Lo maravilloso es que el Espíritu de Dios puede despertar también en los corazones de los fieles esta misericordia y esta lucha por las almas. Pero, de algún modo, sólo podrá hacerlo si el corazón de los fieles está consciente de las terribles consecuencias del pecado. Lo vemos en el caso de Esteban, quien ve claramente la gravedad de la culpa de los ancianos y escribas, y también la señala. Sin embargo, pide en su oración que no les sea tomado en cuenta este su pecado.
Con una “falsa misericordia”, en cambio, uno no se percata de la culpa de los hombres, o la relativiza de tal forma que pierde su gravedad y ya no clama perdón. Por tanto, tal actitud tampoco será capaz de actos tan nobles. Antes bien, trae confusión y quita sabor a la sal.

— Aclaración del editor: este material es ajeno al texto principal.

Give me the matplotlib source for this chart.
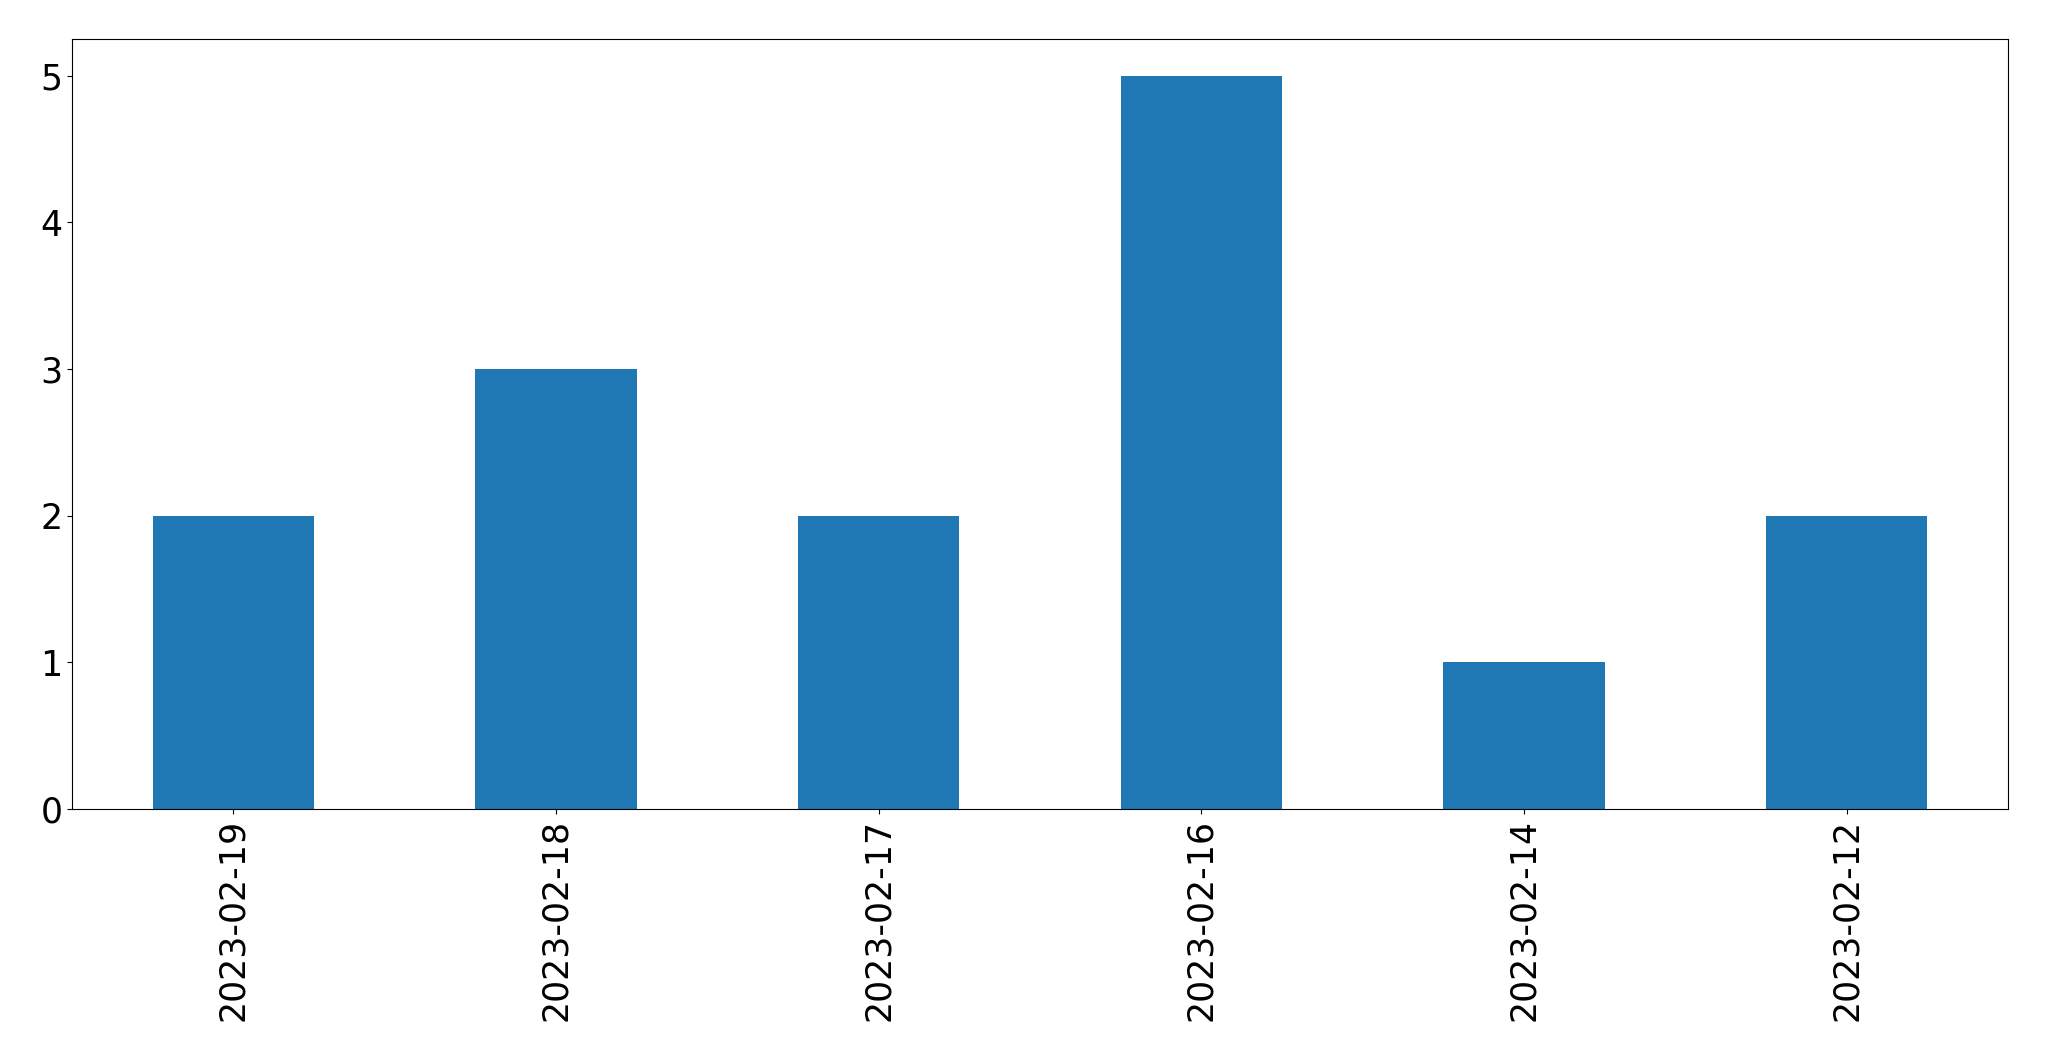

Precisamente el anuncio del Juicio y de las últimas consecuencias que trae consigo la culpa que aún no ha sido perdonada, es una sacudida para tomarnos en serio nuestra vida.
El hecho de que nosotros, los hombres, podamos contar con la misericordia de Dios, nos da la última esperanza en todas las situaciones. Y esta esperanza tiene razón de ser, y no permite que sucumbamos en la desesperación. Sí, incluso prevalece sobre la justicia (cf. St 2,13). Sin embargo, para comprender correctamente esta misericordia, no se la puede confundir con una compasión meramente humana o una solidaridad generalizada. Antes bien, es una cualidad particularmente esplendorosa del Corazón de nuestro amado Padre.